ADBA’s Chief Executive, Charlotte Morton, explained:
“The FIT consultation proposes restricting support for anaerobic digestion to just 17 new plants next year – which would effectively mean an 80% cut in investment for an industry which deployed 89 clean baseload power plants in 2014.”
“This should be the time to build on our foundations, not dismantle them. Support of AD offers a fantastic return on the taxpayer’s investment, providing baseload electricity to help keep the lights on, offering cost-effective greenhouse gas reductions and growing a domestic supply chain which can export to the world.
“If DECC’s current proposals go ahead, the results would prove disastrous for the renewables industry, and for the UK becoming a high-productivity leader in the world’s green economy.”
“The last thing British clean energy needs is boom and bust: limiting industry’s growth in this way, especially before DECC has even consulted on appropriate support levels for the technology, will inevitably mean dismantling teams with global ambitions and losing jobs. We will be working with our members to respond strongly to the proposals and demonstrate the excellent value for money which AD provides.”

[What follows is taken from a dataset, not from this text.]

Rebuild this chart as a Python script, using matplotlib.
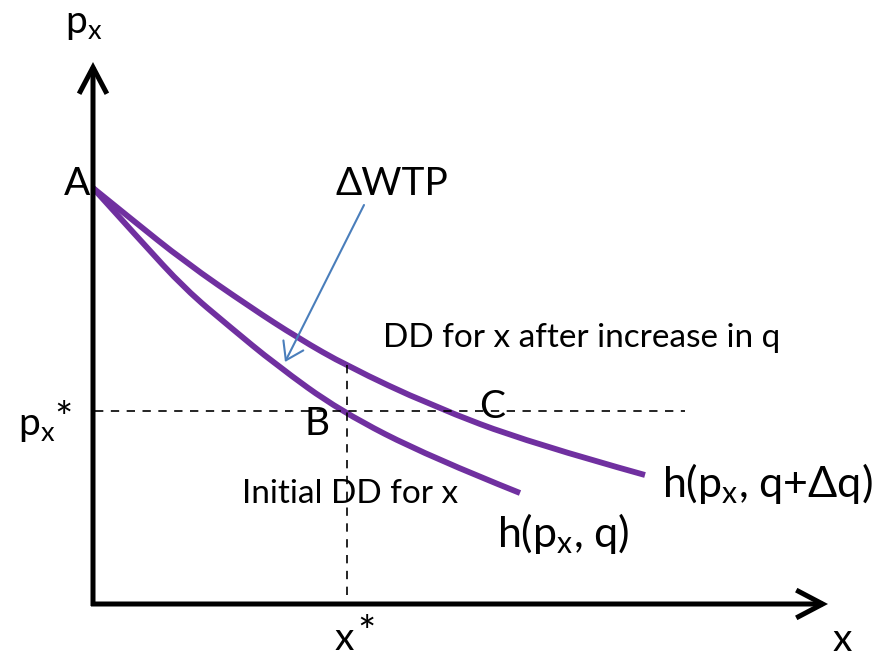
import matplotlib
matplotlib.use("Agg")
import matplotlib.pyplot as plt
from matplotlib.path import Path
from matplotlib.patches import PathPatch

plt.rcParams['font.family'] = ['Lato', 'DejaVu Sans']
plt.rcParams['mathtext.fontset'] = 'custom'
plt.rcParams['mathtext.rm'] = 'Lato'
plt.rcParams['mathtext.it'] = 'Lato:italic'
plt.rcParams['mathtext.fallback'] = 'stixsans'

# Diagram coordinates (origin top-left, y grows downward)
origin = (93, 604)
y_axis_tip = (93, 62)
x_axis_tip = (828, 604)

point_A = (93, 188)
p_star = 411
x_star = 347
p_star_line_end = 685
x_star_line_top = 365

# Demand after the increase in q: h(p_x, q+Δq)
upper_x = [93, 130, 185, 250, 298, 347, 430, 530, 645]
upper_y = [188, 218, 262, 307, 338, 366, 405, 443, 475]

# Initial demand: h(p_x, q)
lower_x = [93, 140, 185, 230, 275, 340, 430, 520]
lower_y = [188, 240, 289, 327, 364, 411, 457, 493]

# ΔWTP pointer
wtp_start = (364, 205)
wtp_tip = (285, 362)

PURPLE = '#7030A0'
BLUE = '#4A7EBB'


def smooth_curve(xs, ys):
    """Quadratic Bezier path using the listed points as guide points."""
    pts = list(zip(xs, ys))
    verts = [pts[0]]
    codes = [Path.MOVETO]
    for i in range(1, len(pts) - 1):
        if i == len(pts) - 2:
            end = pts[-1]
        else:
            end = ((pts[i][0] + pts[i + 1][0]) / 2, (pts[i][1] + pts[i + 1][1]) / 2)
        verts += [pts[i], end]
        codes += [Path.CURVE3, Path.CURVE3]
    return Path(verts, codes)


fig = plt.figure(figsize=(8.92, 6.60), dpi=100)
ax = fig.add_axes([0, 0, 1, 1])
ax.set_xlim(0, 892)
ax.set_ylim(660, 0)
ax.axis('off')

axis_arrow = dict(arrowstyle='->,head_length=19,head_width=10',
                  mutation_scale=1, lw=3.6, color='black',
                  shrinkA=0, shrinkB=0, joinstyle='miter', capstyle='butt')
ax.annotate('', xy=y_axis_tip, xytext=(origin[0], origin[1] + 2),
            arrowprops=axis_arrow)
ax.annotate('', xy=x_axis_tip, xytext=(origin[0] - 2, origin[1]),
            arrowprops=axis_arrow)

# Reference lines at p_x* and x*
ax.plot([origin[0] + 2, p_star_line_end], [p_star, p_star], color='black',
        lw=1.2, dashes=(5, 4.5))
ax.plot([x_star, x_star], [x_star_line_top, origin[1] - 2], color='black',
        lw=1.2, dashes=(5, 4.5))

# Demand curves
for xs, ys in [(upper_x, upper_y), (lower_x, lower_y)]:
    ax.add_patch(PathPatch(smooth_curve(xs, ys), fill=False, edgecolor=PURPLE,
                           lw=4.2, capstyle='butt', joinstyle='round'))

ax.annotate('', xy=wtp_tip, xytext=wtp_start,
            arrowprops=dict(arrowstyle='->,head_length=12,head_width=8',
                            mutation_scale=1, lw=1.5, color=BLUE,
                            shrinkA=0, shrinkB=0))

BIG = 28
CURVE_LABEL = 31
MID = 24
sub = r'$_\mathregular{x}$'
txt = dict(color='black', va='baseline')
ax.text(65, 33, 'p' + sub, fontsize=BIG, ha='left', **txt)
ax.text(90, 195, 'A', fontsize=BIG, ha='right', **txt)
ax.text(18, 435, 'p' + sub, fontsize=BIG, ha='left', **txt)
ax.text(54, 432, '*', fontsize=31, ha='left', **txt)
ax.text(317, 435, 'B', fontsize=BIG, ha='center', **txt)
ax.text(492, 418, 'C', fontsize=BIG, ha='center', **txt)
ax.text(392, 195, 'ΔWTP', fontsize=BIG, ha='center', **txt)
ax.text(383, 347, 'DD for x after increase in q', fontsize=MID, ha='left', **txt)
ax.text(242, 503, 'Initial DD for x', fontsize=MID, ha='left', **txt)
ax.text(497, 547, 'h(p' + sub + ', q)', fontsize=CURVE_LABEL, ha='left', **txt)
ax.text(662, 497, 'h(p' + sub + ', q+Δq)', fontsize=CURVE_LABEL, ha='left', **txt)
ax.text(335, 650, 'x', fontsize=BIG, ha='left', **txt)
ax.text(357, 646, '*', fontsize=31, ha='left', **txt)
ax.text(833, 651, 'x', fontsize=BIG, ha='left', **txt)

fig.savefig('out.png', dpi=100)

Earlier this week ADBA highlighted the progress that the industry has made with the support of government incentives, with the anaerobic digestion (AD) industry now delivering an electrical equivalent capacity (electricity and biomethane) of 514 megawatts across 411 plants in the farming, waste and water sectors.
Responding to the proposals, Merlin Hyman, chief executive of Regen SW said:
"Today's announcement puts at risk thousands of jobs and will undermine the opportunity for local people, businesses and communities to take control of the way we generate, use and supply energy”.
“We share the government's ambition to reduce and eliminate subsidies but these proposals put at risk the remarkable progress the renewable energy industry is making with deployment and cost reductions."
EEF - review is "long overdue"
However, manufacturers’ organisation EEF has welcomed the review - Richard Warren, Senior Climate & Environment Policy Adviser at EEF said:
“With the costs of government energy policy surpassing previous projections and, the Levy Control Framework budget already looking like it’s been maxed out, government is right to be getting to grips with the issue. DECC’s number one priority has to be delivering emissions reduction at the least cost to consumers and the Feed in Tariff (FITs) scheme is palpably incapable of doing this at present.
“Even with significant cost reductions achieved in recent years, the FiTs scheme reduced carbon at a woefully inadequate rate of £380/tonne last year almost double even that of offshore wind at around £200/tonne. A review is long overdue.”